▶ **SET PROBLEM**: The material below should be written out in full and exactly; pictures stay out of the copy.

▶ **PROVIDED MATERIAL**:
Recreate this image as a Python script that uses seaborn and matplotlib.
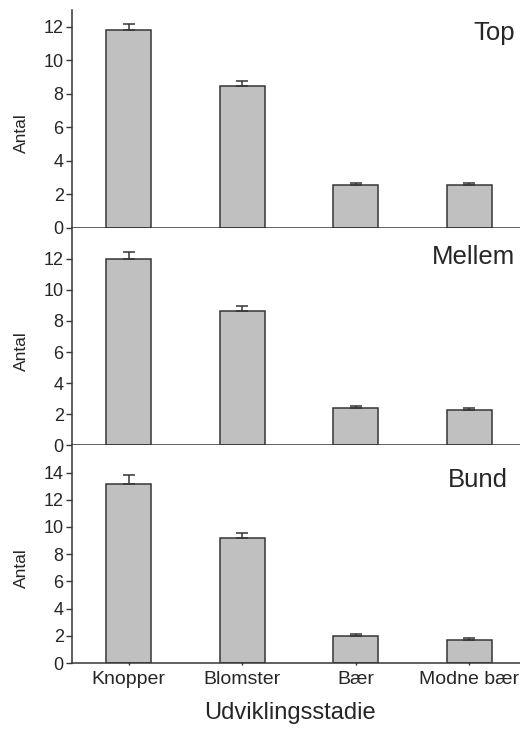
import numpy as np
import pandas as pd
import seaborn as sns
import matplotlib.pyplot as plt

# Data
stages = ['Knopper', 'Blomster', 'Bær', 'Modne bær']
panels = ['Top', 'Mellem', 'Bund']
top_mean = [11.8, 8.47, 2.55, 2.55]
top_err = [0.36, 0.3, 0.1, 0.1]
mellem_mean = [12.0, 8.63, 2.37, 2.27]
mellem_err = [0.44, 0.3, 0.14, 0.12]
bund_mean = [13.19, 9.22, 1.99, 1.72]
bund_err = [0.66, 0.37, 0.14, 0.1]
y_limits = [13, 14, 16]
y_ticks = [[0, 2, 4, 6, 8, 10, 12], [0, 2, 4, 6, 8, 10, 12], [0, 2, 4, 6, 8, 10, 12, 14]]

means = [top_mean, mellem_mean, bund_mean]
errs = [top_err, mellem_err, bund_err]

sns.set_style('ticks')
plt.rcParams['font.family'] = ['Liberation Sans', 'DejaVu Sans']

fig = plt.figure(figsize=(5.2, 7.29), dpi=100)
left, right, bottom, top = 72 / 520, 526 / 520, 66 / 729, 719 / 729
h = (top - bottom) / 3

edge = '#363636'
label_pos = [(0.976, 0.894), (0.976, 0.864), (0.960, 0.84)]

for i, name in enumerate(panels):
    ax = fig.add_axes([left, top - (i + 1) * h, right - left, h])
    df = pd.DataFrame({'stage': stages, 'value': means[i]})
    sns.barplot(data=df, x='stage', y='value', order=stages, color='#c0c0c0',
                saturation=1, edgecolor=edge, linewidth=1.1, width=0.4,
                errorbar=None, ax=ax)
    pos = np.arange(len(stages))
    ax.errorbar(pos, means[i], yerr=[np.zeros(len(stages)), errs[i]], fmt='none',
                ecolor=edge, elinewidth=1.1, capsize=4, capthick=1.1, zorder=1)
    ax.set_ylim(0, y_limits[i])
    ax.set_xlim(-0.5, len(stages) - 0.5)
    ax.set_yticks(y_ticks[i])
    ax.set_ylabel('Antal', fontsize=12.5)
    ax.yaxis.set_label_coords(-0.094, 0.435)
    ax.set_xlabel('')
    for s in ['top', 'right']:
        ax.spines[s].set_visible(False)
    for s in ['left', 'bottom']:
        ax.spines[s].set_color(edge)
        ax.spines[s].set_linewidth(1.1)
    ax.tick_params(axis='y', direction='out', length=4, width=1, color=edge,
                   labelsize=13, pad=2)
    ax.tick_params(axis='x', direction='inout', length=3, width=1, color=edge,
                   labelsize=14, pad=4)
    if i < 2:
        ax.tick_params(axis='x', labelbottom=False)
    ax.text(label_pos[i][0], label_pos[i][1], name, transform=ax.transAxes,
            ha='right', va='center', fontsize=18.5)

fig.text(289.5 / 520, 1 - 712.7 / 729, 'Udviklingsstadie', ha='center', va='center',
         fontsize=17)

fig.savefig('out.png', dpi=100)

▶ **ANSWER TO THIS EXERCISE**:
Recreate this image as a Python script that uses seaborn and matplotlib.
import numpy as np
import pandas as pd
import seaborn as sns
import matplotlib.pyplot as plt

# Data
stages = ['Knopper', 'Blomster', 'Bær', 'Modne bær']
panels = ['Top', 'Mellem', 'Bund']
top_mean = [11.8, 8.47, 2.55, 2.55]
top_err = [0.36, 0.3, 0.1, 0.1]
mellem_mean = [12.0, 8.63, 2.37, 2.27]
mellem_err = [0.44, 0.3, 0.14, 0.12]
bund_mean = [13.19, 9.22, 1.99, 1.72]
bund_err = [0.66, 0.37, 0.14, 0.1]
y_limits = [13, 14, 16]
y_ticks = [[0, 2, 4, 6, 8, 10, 12], [0, 2, 4, 6, 8, 10, 12], [0, 2, 4, 6, 8, 10, 12, 14]]

means = [top_mean, mellem_mean, bund_mean]
errs = [top_err, mellem_err, bund_err]

sns.set_style('ticks')
plt.rcParams['font.family'] = ['Liberation Sans', 'DejaVu Sans']

fig = plt.figure(figsize=(5.2, 7.29), dpi=100)
left, right, bottom, top = 72 / 520, 526 / 520, 66 / 729, 719 / 729
h = (top - bottom) / 3

edge = '#363636'
label_pos = [(0.976, 0.894), (0.976, 0.864), (0.960, 0.84)]

for i, name in enumerate(panels):
    ax = fig.add_axes([left, top - (i + 1) * h, right - left, h])
    df = pd.DataFrame({'stage': stages, 'value': means[i]})
    sns.barplot(data=df, x='stage', y='value', order=stages, color='#c0c0c0',
                saturation=1, edgecolor=edge, linewidth=1.1, width=0.4,
                errorbar=None, ax=ax)
    pos = np.arange(len(stages))
    ax.errorbar(pos, means[i], yerr=[np.zeros(len(stages)), errs[i]], fmt='none',
                ecolor=edge, elinewidth=1.1, capsize=4, capthick=1.1, zorder=1)
    ax.set_ylim(0, y_limits[i])
    ax.set_xlim(-0.5, len(stages) - 0.5)
    ax.set_yticks(y_ticks[i])
    ax.set_ylabel('Antal', fontsize=12.5)
    ax.yaxis.set_label_coords(-0.094, 0.435)
    ax.set_xlabel('')
    for s in ['top', 'right']:
        ax.spines[s].set_visible(False)
    for s in ['left', 'bottom']:
        ax.spines[s].set_color(edge)
        ax.spines[s].set_linewidth(1.1)
    ax.tick_params(axis='y', direction='out', length=4, width=1, color=edge,
                   labelsize=13, pad=2)
    ax.tick_params(axis='x', direction='inout', length=3, width=1, color=edge,
                   labelsize=14, pad=4)
    if i < 2:
        ax.tick_params(axis='x', labelbottom=False)
    ax.text(label_pos[i][0], label_pos[i][1], name, transform=ax.transAxes,
            ha='right', va='center', fontsize=18.5)

fig.text(289.5 / 520, 1 - 712.7 / 729, 'Udviklingsstadie', ha='center', va='center',
         fontsize=17)

fig.savefig('out.png', dpi=100)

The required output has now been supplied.